Copy the lines of the data below exactly, starting at the first and stopping after the line that contains "ytick_pos = [0, 1, 2, 3]"; include no pictures.
* START *
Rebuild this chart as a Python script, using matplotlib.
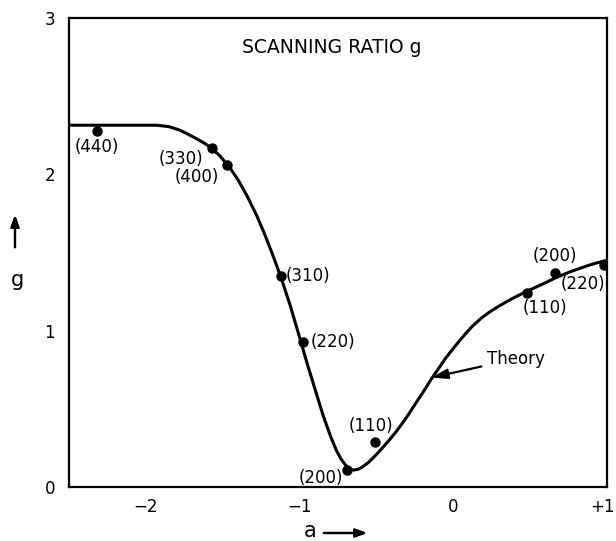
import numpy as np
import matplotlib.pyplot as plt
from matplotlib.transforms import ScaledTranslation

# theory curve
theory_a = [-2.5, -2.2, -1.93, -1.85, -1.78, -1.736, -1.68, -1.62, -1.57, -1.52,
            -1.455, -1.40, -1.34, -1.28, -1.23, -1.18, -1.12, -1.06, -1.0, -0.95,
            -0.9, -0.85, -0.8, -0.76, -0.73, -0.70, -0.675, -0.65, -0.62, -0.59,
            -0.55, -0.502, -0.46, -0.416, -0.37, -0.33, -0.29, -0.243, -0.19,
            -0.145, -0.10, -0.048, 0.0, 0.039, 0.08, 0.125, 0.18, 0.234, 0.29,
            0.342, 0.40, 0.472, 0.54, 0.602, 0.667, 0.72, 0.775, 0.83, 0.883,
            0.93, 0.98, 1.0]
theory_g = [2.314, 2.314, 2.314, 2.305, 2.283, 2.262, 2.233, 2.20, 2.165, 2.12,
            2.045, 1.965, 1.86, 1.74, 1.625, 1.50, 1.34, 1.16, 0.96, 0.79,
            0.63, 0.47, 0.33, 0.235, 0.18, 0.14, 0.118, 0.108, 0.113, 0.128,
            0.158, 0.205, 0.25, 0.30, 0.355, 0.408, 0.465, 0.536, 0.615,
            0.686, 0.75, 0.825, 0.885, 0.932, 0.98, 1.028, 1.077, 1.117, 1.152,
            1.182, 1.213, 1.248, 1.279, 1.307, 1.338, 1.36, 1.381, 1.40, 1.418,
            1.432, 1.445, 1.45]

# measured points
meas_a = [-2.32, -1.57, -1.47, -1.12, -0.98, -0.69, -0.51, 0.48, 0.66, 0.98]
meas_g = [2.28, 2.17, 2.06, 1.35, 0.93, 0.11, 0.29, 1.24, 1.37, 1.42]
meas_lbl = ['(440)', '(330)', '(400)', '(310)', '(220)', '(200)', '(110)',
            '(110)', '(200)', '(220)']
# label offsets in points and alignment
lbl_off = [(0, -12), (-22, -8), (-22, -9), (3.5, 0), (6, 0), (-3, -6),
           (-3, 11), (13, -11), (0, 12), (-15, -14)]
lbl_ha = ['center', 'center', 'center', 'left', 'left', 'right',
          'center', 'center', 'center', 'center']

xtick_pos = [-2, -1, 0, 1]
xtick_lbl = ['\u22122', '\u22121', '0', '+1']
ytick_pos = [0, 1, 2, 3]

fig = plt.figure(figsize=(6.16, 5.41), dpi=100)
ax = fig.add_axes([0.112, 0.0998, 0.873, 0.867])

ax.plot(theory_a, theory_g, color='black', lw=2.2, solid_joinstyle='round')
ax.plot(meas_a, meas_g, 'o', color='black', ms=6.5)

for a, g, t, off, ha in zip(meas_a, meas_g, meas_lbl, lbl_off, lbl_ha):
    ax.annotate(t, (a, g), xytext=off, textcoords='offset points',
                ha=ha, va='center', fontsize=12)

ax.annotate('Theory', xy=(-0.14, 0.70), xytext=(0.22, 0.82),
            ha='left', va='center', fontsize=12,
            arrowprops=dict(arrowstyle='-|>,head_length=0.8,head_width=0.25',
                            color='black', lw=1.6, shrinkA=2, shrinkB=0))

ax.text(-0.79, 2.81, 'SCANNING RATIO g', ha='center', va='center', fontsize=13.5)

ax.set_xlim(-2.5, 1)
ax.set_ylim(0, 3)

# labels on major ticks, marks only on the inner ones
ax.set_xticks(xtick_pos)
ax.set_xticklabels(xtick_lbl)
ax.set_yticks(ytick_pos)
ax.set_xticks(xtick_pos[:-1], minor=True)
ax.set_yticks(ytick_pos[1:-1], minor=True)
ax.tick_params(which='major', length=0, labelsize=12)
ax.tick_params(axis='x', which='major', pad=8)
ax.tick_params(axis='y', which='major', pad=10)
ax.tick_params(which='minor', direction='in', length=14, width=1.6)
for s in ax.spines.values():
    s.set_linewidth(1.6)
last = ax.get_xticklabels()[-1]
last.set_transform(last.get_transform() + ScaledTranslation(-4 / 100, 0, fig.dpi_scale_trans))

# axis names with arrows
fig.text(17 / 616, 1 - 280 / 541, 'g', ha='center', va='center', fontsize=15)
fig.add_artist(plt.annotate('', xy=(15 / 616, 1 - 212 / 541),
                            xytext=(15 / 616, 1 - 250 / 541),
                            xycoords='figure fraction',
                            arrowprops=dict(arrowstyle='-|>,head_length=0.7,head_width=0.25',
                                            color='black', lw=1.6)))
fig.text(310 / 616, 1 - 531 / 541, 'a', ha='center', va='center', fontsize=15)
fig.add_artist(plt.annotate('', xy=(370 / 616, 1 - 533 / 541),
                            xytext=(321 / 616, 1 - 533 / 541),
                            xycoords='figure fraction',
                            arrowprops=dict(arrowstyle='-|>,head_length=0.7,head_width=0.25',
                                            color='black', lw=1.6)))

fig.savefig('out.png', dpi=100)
* END *
Solved exercise:
Rebuild this chart as a Python script, using matplotlib.
import numpy as np
import matplotlib.pyplot as plt
from matplotlib.transforms import ScaledTranslation

# theory curve
theory_a = [-2.5, -2.2, -1.93, -1.85, -1.78, -1.736, -1.68, -1.62, -1.57, -1.52,
            -1.455, -1.40, -1.34, -1.28, -1.23, -1.18, -1.12, -1.06, -1.0, -0.95,
            -0.9, -0.85, -0.8, -0.76, -0.73, -0.70, -0.675, -0.65, -0.62, -0.59,
            -0.55, -0.502, -0.46, -0.416, -0.37, -0.33, -0.29, -0.243, -0.19,
            -0.145, -0.10, -0.048, 0.0, 0.039, 0.08, 0.125, 0.18, 0.234, 0.29,
            0.342, 0.40, 0.472, 0.54, 0.602, 0.667, 0.72, 0.775, 0.83, 0.883,
            0.93, 0.98, 1.0]
theory_g = [2.314, 2.314, 2.314, 2.305, 2.283, 2.262, 2.233, 2.20, 2.165, 2.12,
            2.045, 1.965, 1.86, 1.74, 1.625, 1.50, 1.34, 1.16, 0.96, 0.79,
            0.63, 0.47, 0.33, 0.235, 0.18, 0.14, 0.118, 0.108, 0.113, 0.128,
            0.158, 0.205, 0.25, 0.30, 0.355, 0.408, 0.465, 0.536, 0.615,
            0.686, 0.75, 0.825, 0.885, 0.932, 0.98, 1.028, 1.077, 1.117, 1.152,
            1.182, 1.213, 1.248, 1.279, 1.307, 1.338, 1.36, 1.381, 1.40, 1.418,
            1.432, 1.445, 1.45]

# measured points
meas_a = [-2.32, -1.57, -1.47, -1.12, -0.98, -0.69, -0.51, 0.48, 0.66, 0.98]
meas_g = [2.28, 2.17, 2.06, 1.35, 0.93, 0.11, 0.29, 1.24, 1.37, 1.42]
meas_lbl = ['(440)', '(330)', '(400)', '(310)', '(220)', '(200)', '(110)',
            '(110)', '(200)', '(220)']
# label offsets in points and alignment
lbl_off = [(0, -12), (-22, -8), (-22, -9), (3.5, 0), (6, 0), (-3, -6),
           (-3, 11), (13, -11), (0, 12), (-15, -14)]
lbl_ha = ['center', 'center', 'center', 'left', 'left', 'right',
          'center', 'center', 'center', 'center']

xtick_pos = [-2, -1, 0, 1]
xtick_lbl = ['\u22122', '\u22121', '0', '+1']
ytick_pos = [0, 1, 2, 3]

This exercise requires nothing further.